A hierarchy exists in Mordor among the Uruks, one that you can methodically dismantle. Each of those Uruks has a name, along with strengths to consider and weaknesses to exploit. Ending their miserable lives halts their military career rather swiftly, but failing to do so can cost you dearly in the long run. Uruks you’ve fought with that survive the encounter somehow, don’t forget their run-ins with Talion. They remember the fights, and carry the appropriate grudges for their own failures. They mock Talion, or sometimes just scream in his face.
Of course, that’s assuming you don’t meet your demise at the hands of your enemy.
Shadow of Mordor takes a few liberties with the narrative of the Lord of the Rings lore, though I’m not bothered by it personally. Talion was part of the forces that guarded the Black Gate. I say was, because Talion died at the hands of The Black Hand of Sauron. Of course, in true Punisher fashion, Talion survives his family and swears to avenge his family.
Celebrimbor, a wraith, binds himself to Talion.
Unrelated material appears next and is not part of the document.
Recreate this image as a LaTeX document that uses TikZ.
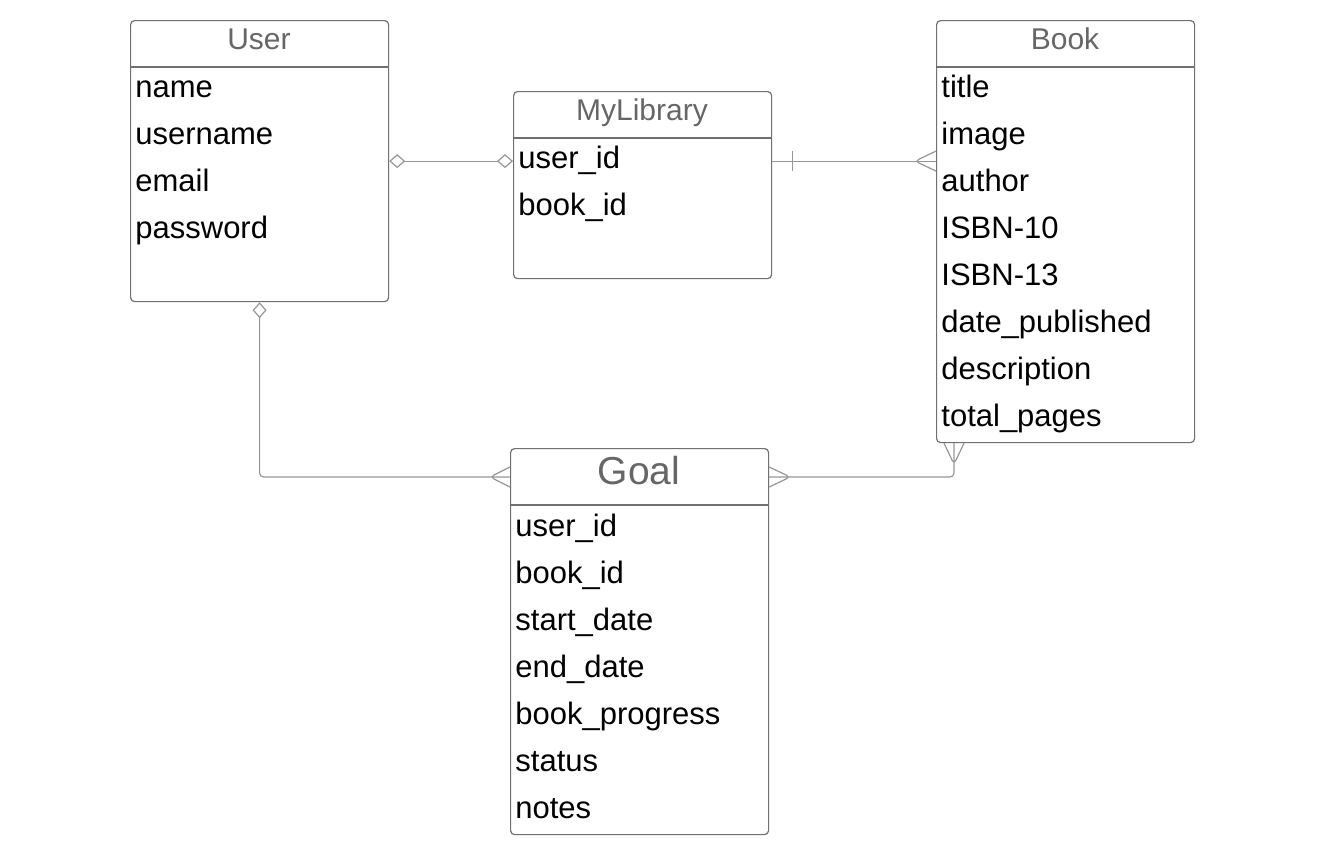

This binding makes it impossible for Talion to truly die, which makes him an even more formidable enemy of the Uruks, and ensures that he will accomplish his goals.
I’m hesitant to say that the story is of a high caliber; it’s serviceable. Talion’s experience is sad, but it’s not what I’d consider to be heart-wrenching. The manner that Talion and his family dies is horrific, but once the game actually begins with Talion beginning his campaign of revenge, it’s easy to forget what the catalyst was. Talion’s family spends so little time on screen that only a strenuous connection is made.
It’s a pretty basic tale of revenge. Also, there’s Gollum for some reason.
WILDCARD: THE JOURNEY DOESN’T END HERE
So… Remember earlier when I said you could fail in your attempts to cut back the Uruk-hai army’s numbers? Well, death isn’t the end in Shadow of Mordor. Instead of being sent back to an earlier save, you suffer the humiliation of being the reason the enemy that killed you gets that sweet promotion he’s been gunning for. Each of your deaths moves your opponent up the food chain (this even plays a part in the story), giving him all the perks of being a higher-up in an evil warlord’s army, whatever those perks are.
Sometimes, if your enemy is lucky, they become a nuisance to you. A… Nemesis, if you will. Each time you’re killed, your killer becomes more powerful. They shore up their weaknesses and gain more strength. You know, like a nemesis of yours would.
I think you get it, right? The Nemesis system is pretty awesome. It turns something like death in a video game into a mechanic, which is a rare thing these days. One of the few other game series that does this are the Souls/Borne games (is that a genre yet?), except Shadow of Mordor is actually fun.
Yeah, I went there.
I didn’t mean that completely. Please don’t tell me to “git gud”. My fragile ego can’t handle that.
Middle-Earth: Shadow of Mordor is fantastic fun, and it’s looking like Shadow of War may be following closely in its footsteps. I’ve been meaning to review this title for a long time, but it’s difficult to sit down and write about it without wanting to boot up my Xbox One and just start playing it instead. Even now, I just want to spend the next few hours just roaming Mordor, wreaking havoc among its inhabitants and picking fights with entire strongholds of Uruks.
It really is a blast, and even though it may be light on story, and takes a ton of liberties with the Lord of the Rings lore, I wholeheartedly recommend it be in everyone’s gaming collection. Seriously, I think it’s really cheap now, and what a good time to get acquainted with the franchise now that Shadow of War is coming out soon.